Lorsque nous allumons les lumières ou la télévision, nous ne nous inquiétons pas de la façon dont l'électricité nécessaire est produite. Elle l'est, c'est tout. D'une manière ou d'une autre, dans quelque obscure centrale, la production correspond à la demande. Quand tout le monde utilise l'électricité en même temps, il y a un pic de consommation, ce qui déclenche un pic de production. Cette production de pointe, plutôt que la production moyenne, est ce qui détermine le nombre des centrales et la taille du réseau. Et toutes les sources d'électricité ne sont pas égales à cet égard :
Avec cette troisième catégorie, on peut se demander : la production est-elle complètement aléatoire ou bien y a-t-il une corrélation entre la météo (et donc la production) et la consommation d'électricité ? Dans le cas de l'énergie solaire le lien est clair : la production est plus élevée en été et pendant la journée, avec peu de production en hiver et aucune la nuit. Dans certains pays, c'est une bonne chose : les pics de consommation électrique sont dus à la climatisation, et se produisent donc en été. Et plus il y a de soleil et plus il fait chaud en été, plus élevé est la consommation ... et la production photovoltaïque. Dans les pays ensoleillés et chauds, les panneaux solaires produisent donc (automatiquement) d'autant plus d'électricité que les besoins sont élevés. Ils sont donc adaptés en Europe du Sud et en Afrique du Nord, dans la moitié sud des États-Unis, etc.

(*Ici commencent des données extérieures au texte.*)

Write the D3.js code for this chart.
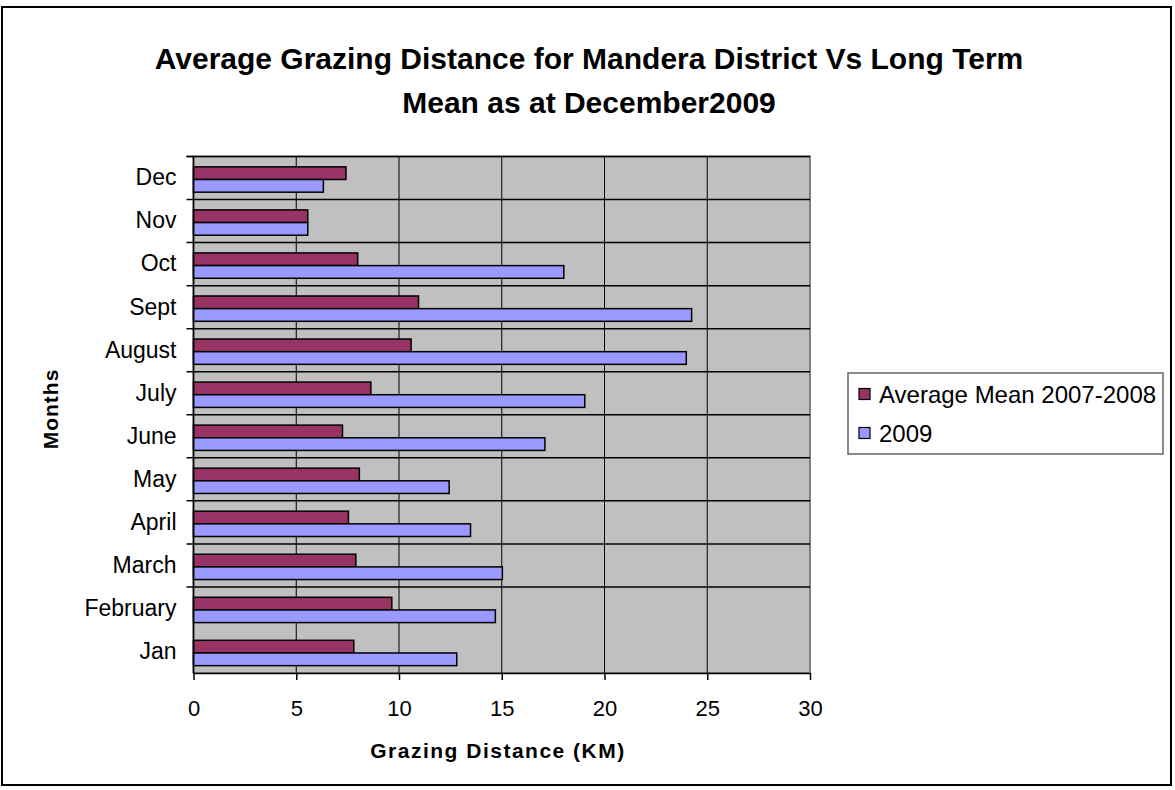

En Allemagne, en Grande-Bretagne et en particulier la France, en revanche, les pics de consommation se produisent en hiver et la consommation estivale est plus faible. La production photovoltaïque est donc complètement à l'envers : d'autant plus haute que la consommation est basse. Les panneaux solaires contribuent principalement à la surproduction estivale. Même si les prix négatifs de l'électricité en été sont quelque peu trompeurs, c'est un fait qu'en Europe l'électricité a beaucoup plus de valeur en hiver qu'en été. (Le vent en revanche souffle plus fort en hiver.)
Cela ne signifie pas que la plupart des pays européens ne peuvent avoir d'électricité d'origine solaire du tout. Par exemple, les grandes installations solaires projetées au Maghreb pour exporter de l'électricité vers l'Europe n'auraient pas le même défaut, étant donné que leur production hivernale serait importante et la corrélation négative entre production et valeur serait plus faible.
Afin de comparer les différents types de production d'électricité (charbon, gaz, nucléaire, éolienne, solaire, etc.) on regarde la production d'une centrale électrique et le coût de la construction et de l'utilisation : le ratio donne le coût par kilowatt heure (kWh). Mais cela suppose implicitement que toute l'électricité a la même valeur, qu'un kWh produit en hiver vaut autant qu'un kWh produit en été.
La corrélation négative entre la production solaire et la consommation d'énergie en Europe (c'est-à-dire que l'un est élevé lorsque l'autre est faible) signifie que les panneaux solaires produisent beaucoup d'électricité en été quand utilité et prix sont bas, et peu en hiver quand elle aurait de l'utilité et de la valeur. Par conséquent, le coût réel de l'énergie solaire est sous-estimé. (Il serait surestimé dans les pays climatisés, où la corrélation est positive.)
Imaginons un pays extrême avec deux saisons marquées : un été très ensoleillé suivi d'un hiver très sombre et froid, sans rien entre les deux. La moitié de l'année, la production solaire serait phénoménale et la consommation dérisoire, et l'autre moitié de l'année, il n'y aurait pas de production photovoltaïque mais une consommation massive. Quelle serait la valeur de la production solaire ? Exactement zéro : les panneaux solaires ne produiraient de l'électricité que quand elle est sans valeur et n'en produirait pas quand elle a beaucoup de valeur. Pourtant, le ratio du coût total sur l'énergie totale produite donnerait un prix apparemment attractif. (Les pays réels présenteront bien sûr une différence plus petite, mais il est clair qu'un tel calcul est très trompeur.)
Pour prétendre que l'électricité photovoltaïque est ou sera bientôt compétitive (sans subventions) il faut commettre une telle erreur de calcul. Payer les producteurs photovoltaïques le même prix pour leur production d'été que ce que d'autres sont payés en hiver (ou faire une telle hypothèse dans les calculs) est en soi une subvention, car ça paie l'électricité photovoltaïque plus que ce qu'elle ne vaut.